Get data from Azure Synpase to Azure Machine Learning


I am trying to load the data (tabular data in tables, in a schema named 'x' from a spark pool in Azure Synapse. I can't seem to find how to do that. Until now i have only linked synapse and my pool to the ML studio. How can I do that?


Solution

  • The Lake Database contents are stored as Parquet files and exposed via your Serverless SQL endpoint as External Tables, so you can technically just query them via the endpoint. This is true for any tool or service that can connect to SQL, like Power BI, SSMS, Azure Machine Learning, etc.

    WARNING, HERE THERE BE DRAGONS: Due to the manner in which the serverless engine allocates memory for text queries, using this approach may result in significant performance issues, up to and including service interruption.
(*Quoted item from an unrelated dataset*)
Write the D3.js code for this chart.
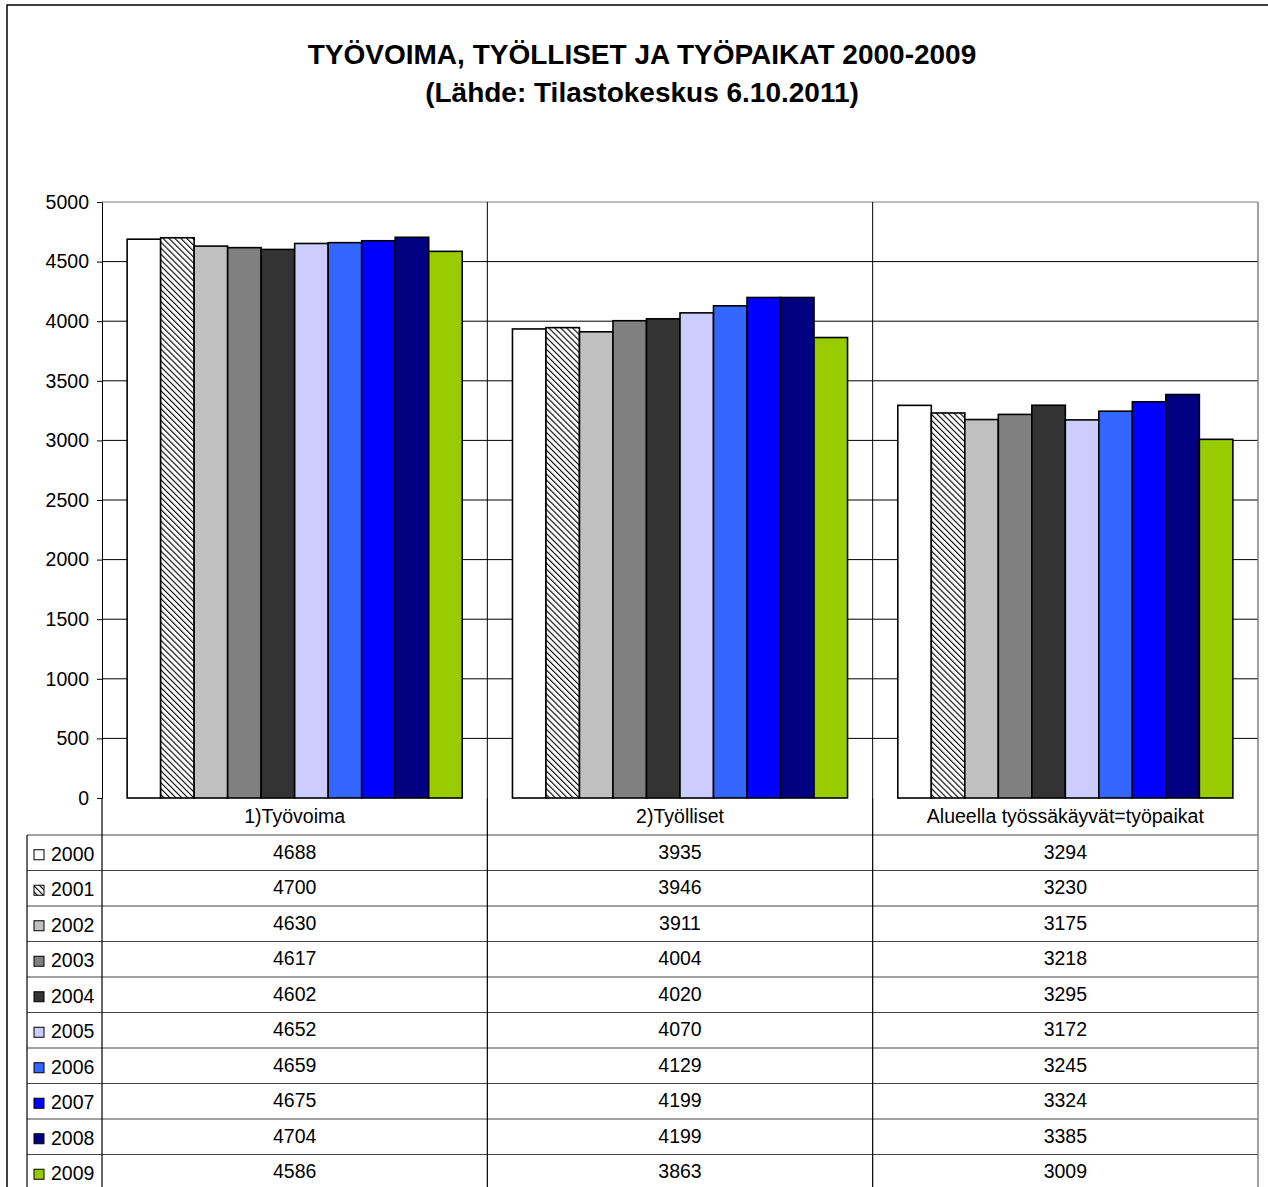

Speaking from personal experience, this approach is NOT recommended. I recommend that you limit use of the Lake Database for Spark workloads or very limited investigation in the SQL pool. Fortunately there are a couple ways to sidestep these problems.

    Approach 1: Read directly from your Lake Database's storage location. This will be in your workspace's root container (declared at creation time) under the following path structure:

    synapse/workspaces/{workspacename}/warehouse/{databasename}.db/{tablename}/

    These are just Parquet files, so there are no special rules about accessing them directly.

    Approach 2: You can also create Views over your Lake Database (External Table) in a serverless database and use the WITH clause to explicitly assign properly sized schemas. Similarly, you can ignore the External Table altogether and use OPENROWSET over the same storage mentioned above. I recommend this approach if you need to access your Lake Database via the SQL Endpoint.